Thanks for all your insights on zoned storage, very appreciated!

> > In addition, it was my understanding that WDC had yet another zoned DM
> > target called "dm-zap" that is for ZNS based devices... It's all a bit
> > messy in my head (that's on me for not keeping up, but I think we need
> > a recap!)
> 
> Since the ZNS specification does not define conventional zones, dm-zoned
> cannot be used as a standalone DM target (read: single block device) with
> NVMe zoned block devices. Furthermore, due to its block mapping scheme,
> dm-zoned does not support devices with zones that have a capacity lower
> than the zone size. So ZNS is really a big *no* for dm-zoned. dm-zap is a
> prototype and in a nutshell is the equivalent of dm-zoned for ZNS. dm-zap
> can deal with the smaller zone capacity and does not require conventional
> zones.

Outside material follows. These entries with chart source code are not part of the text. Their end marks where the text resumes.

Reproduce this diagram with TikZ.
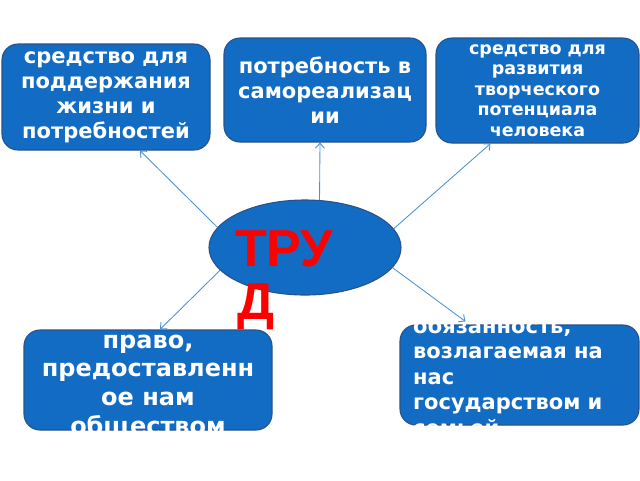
\documentclass[tikz,border=0pt]{standalone}
\usepackage{fontspec}
\setmainfont{DejaVu Sans}
\newfontfamily\trudfont{Liberation Sans}
\usepackage{tikz}
\usepackage{xcolor}
\usetikzlibrary{shapes.geometric, positioning, arrows, arrows.meta}
\definecolor{boxblue}{RGB}{18,108,196}
\definecolor{boxedge}{RGB}{40,82,138}
\definecolor{linkblue}{RGB}{74,144,217}

\begin{document}
\begin{tikzpicture}[x=1pt, y=-1pt,
  box/.style={draw=boxedge, line width=1.1pt, fill=boxblue, rounded corners=16pt, inner sep=0pt, text=white, align=center},
  link/.style={-{Straight Barb[length=5pt, width=9pt, line width=0.9pt]}, draw=linkblue, line width=0.85pt}]
  \useasboundingbox (0,0) rectangle (640,480);
  % top row
  \node[box, minimum width=208pt, minimum height=106pt, font=\bfseries\fontsize{21}{25}\selectfont] (life) at (106,97)
    {средство для\\поддержания\\жизни и\\потребностей};
  \node[box, minimum width=202pt, minimum height=104pt, font=\bfseries\fontsize{21}{25}\selectfont] (need) at (325,90)
    {потребность в\\самореализац\\ии};
  \node[box, minimum width=203pt, minimum height=105pt, font=\bfseries\fontsize{17.5}{20.5}\selectfont] (growth) at (537.5,90.5)
    {средство для\\развития\\творческого\\потенциала\\человека};
  % bottom row, text cut at the box
  \node[box, minimum width=248pt, minimum height=100pt] (law) at (148,380) {};
  \begin{scope}
    \clip ([yshift=2pt]law.north west) rectangle (law.south east);
    \node[text=white, align=center, inner sep=0pt, font=\bfseries\fontsize{24}{28.7}\selectfont] (lawtext) at (148,386)
      {право,\\предоставленн\\ое нам\\обществом};
  \end{scope}
  \node[box, minimum width=239pt, minimum height=100pt] (duty) at (519.5,375) {};
  \begin{scope}
    \clip ([yshift=2pt]duty.north west) rectangle ([yshift=-2pt]duty.south east);
    \node[text=white, align=left, anchor=west, inner sep=0pt, font=\bfseries\fontsize{21}{25.5}\selectfont] (dutytext) at (413,376)
      {обязанность,\\возлагаемая на\\нас\\государством и\\семьей};
  \end{scope}
  % centre
  \node[ellipse, draw=boxedge, fill=boxblue, line width=1.1pt, minimum width=192pt, minimum height=95pt, inner sep=0pt] (trud) at (305,247.5) {};
  \node[anchor=base west, inner sep=0pt, text=red, font=\trudfont\bfseries\fontsize{52}{53}\selectfont] (trudup) at (235,266) {ТРУ};
  \node[anchor=base west, inner sep=0pt, text=red, font=\trudfont\bfseries\fontsize{52}{53}\selectfont] (trudlow) at (237,319) {Д};
  % links
  \draw[link] (trud.167) -- ([xshift=34pt]life.south);
  \draw[link] (trud.73) -- ([xshift=-5pt]need.south);
  \draw[link] (trud.12) -- ([xshift=-47pt]growth.south);
  \draw[link] (trud.195) -- ([xshift=12pt]law.north);
  \draw[link] (trud.347) -- ([xshift=-54pt,yshift=3pt]duty.north);
\end{tikzpicture}
\end{document}
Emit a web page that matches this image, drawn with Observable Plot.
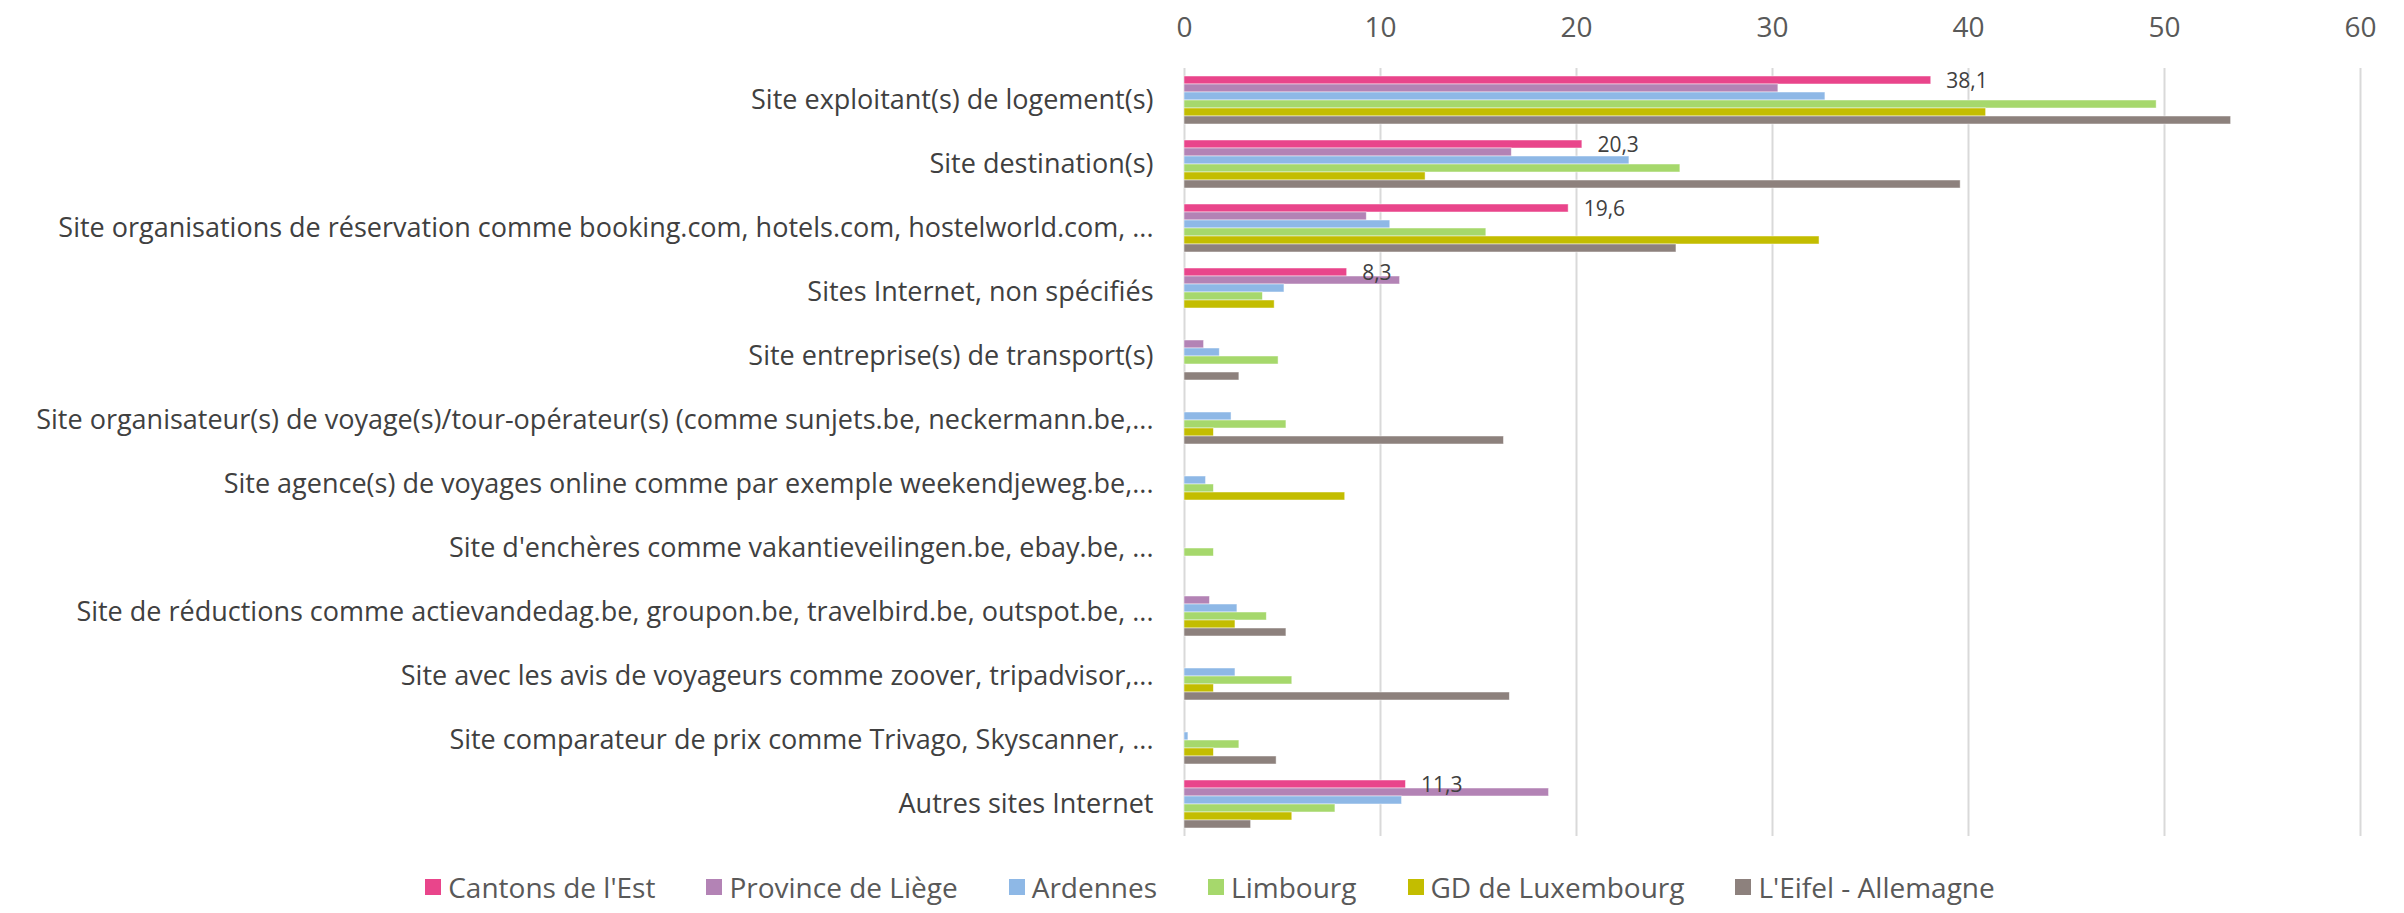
<!DOCTYPE html>
<html>
<head>
<meta charset="utf-8">
<script src="https://cdn.jsdelivr.net/npm/d3@7"></script>
<script src="https://cdn.jsdelivr.net/npm/@observablehq/plot@0.6"></script>
<style>
  html, body { margin: 0; padding: 0; background: #fff; }
  body { width: 2404px; height: 913px; overflow: hidden; font-family: "Open Sans", sans-serif; }
  #legend { display: flex; justify-content: center; align-items: center; height: 53px; font-size: 28px; color: #595959; gap: 51px; padding-left: 16px; }
  #legend .item { display: flex; align-items: center; }
  #legend .sw { width: 16px; height: 16px; margin-right: 7px; }
</style>
</head>
<body>
<div id="chart"></div>
<div id="legend"></div>
<script>
const categories = [
  "Site exploitant(s) de logement(s)",
  "Site destination(s)",
  "Site organisations de réservation comme booking.com, hotels.com, hostelworld.com, ...",
  "Sites Internet, non spécifiés",
  "Site entreprise(s) de transport(s)",
  "Site organisateur(s) de voyage(s)/tour-opérateur(s) (comme sunjets.be, neckermann.be,...",
  "Site agence(s) de voyages online comme par exemple weekendjeweg.be,...",
  "Site d'enchères comme vakantieveilingen.be, ebay.be, ...",
  "Site de réductions comme actievandedag.be, groupon.be, travelbird.be, outspot.be, ...",
  "Site avec les avis de voyageurs comme zoover, tripadvisor,...",
  "Site comparateur de prix comme Trivago, Skyscanner, ...",
  "Autres sites Internet"
];
const seriesNames = ["Cantons de l'Est", "Province de Liège", "Ardennes", "Limbourg", "GD de Luxembourg", "L'Eifel - Allemagne"];
const seriesColors = ["#E9458B", "#B383B5", "#8EB8E6", "#A6D86C", "#C3BD00", "#8D817D"];
const cantons    = [38.1, 20.3, 19.6, 8.3, null, null, null, null, null, null, null, 11.3];
const liege      = [30.3, 16.7, 9.3, 11.0, 1.0, null, null, null, 1.3, null, null, 18.6];
const ardennes   = [32.7, 22.7, 10.5, 5.1, 1.8, 2.4, 1.1, null, 2.7, 2.6, 0.2, 11.1];
const limbourg   = [49.6, 25.3, 15.4, 4.0, 4.8, 5.2, 1.5, 1.5, 4.2, 5.5, 2.8, 7.7];
const luxembourg = [40.9, 12.3, 32.4, 4.6, null, 1.5, 8.2, null, 2.6, 1.5, 1.5, 5.5];
const eifel      = [53.4, 39.6, 25.1, null, 2.8, 16.3, null, null, 5.2, 16.6, 4.7, 3.4];
const xTicks = [0, 10, 20, 30, 40, 50, 60];

const seriesValues = [cantons, liege, ardennes, limbourg, luxembourg, eifel];
const data = [];
categories.forEach((c, i) => {
  seriesNames.forEach((s, j) => {
    const v = seriesValues[j][i];
    if (v != null) data.push({category: c, series: s, value: v});
  });
});
const labelData = data.filter(d => d.series === seriesNames[0]);

const chart = Plot.plot({
  width: 2404,
  height: 860,
  marginLeft: 1184,
  marginRight: 44,
  marginTop: 66,
  marginBottom: 22,
  style: {fontFamily: "'Open Sans', sans-serif", fontSize: "27px", color: "#404040", overflow: "visible"},
  x: {domain: [0, 60], axis: null},
  y: {domain: seriesNames, axis: null, paddingInner: 0, paddingOuter: 0.92},
  fy: {domain: categories, padding: 0, axis: "left", tickSize: 0, tickPadding: 31, label: null},
  color: {domain: seriesNames, range: seriesColors},
  marks: [
    Plot.gridX(xTicks, {stroke: "#d9d9d9", strokeOpacity: 1, strokeWidth: 2}),
    Plot.axisX(xTicks, {anchor: "top", tickSize: 0, tickPadding: 32, color: "#595959", fontSize: 28, label: null, tickFormat: d => d}),
    Plot.barX(data, {fy: "category", y: "series", x: "value", fill: "series", stroke: "white", strokeWidth: 0.8, strokeOpacity: 0.6}),
    Plot.text(labelData, {fy: "category", y: "series", x: "value", text: d => d.value.toFixed(1).replace(".", ","), textAnchor: "start", dx: 15, dy: 1, fontSize: 21, fill: "#404040"})
  ]
});
document.getElementById("chart").appendChild(chart);

const legend = document.getElementById("legend");
seriesNames.forEach((s, i) => {
  const item = document.createElement("div");
  item.className = "item";
  const sw = document.createElement("span");
  sw.className = "sw";
  sw.style.background = seriesColors[i];
  const t = document.createElement("span");
  t.textContent = s;
  item.appendChild(sw);
  item.appendChild(t);
  legend.appendChild(item);
});
</script>
</body>
</html>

We are not trying to push for dm-zap to be merged for now as we are
> still evaluating its potential use cases. We also have a different but
> functionally equivalent approach implemented as a block device driver that
> we are evaluating internally.
> 
> Given the above mentioned usage pattern we have seen so far for zoned
> storage, it is not yet clear if something like dm-zap for ZNS is needed
> beside some niche use cases.

OK, good to know.  I do think dm-zoned should be trained to _not_
allow use with ZNS NVMe devices (maybe that is in place and I just
missed it?).  Because there is some confusion with at least one
customer that is asserting dm-zoned is somehow enabling them to use
ZNS NVMe devices!

Maybe they somehow don't _need_ conventional zones (writes are handled
by some other layer? and dm-zoned access is confined to read only)!?
And might they also be using ZNS NVMe devices to do _not_ have a
zone capacity lower than the zone size?

Or maybe they are mistaken and we should ask more specific questions
of them?

> > So please help me, and others, become more informed as quickly as
> > possible! ;)
> 
> I hope the above helps. If you want me to develop further any of the
> points above, feel free to let me know.

You've been extremely helpful, thanks!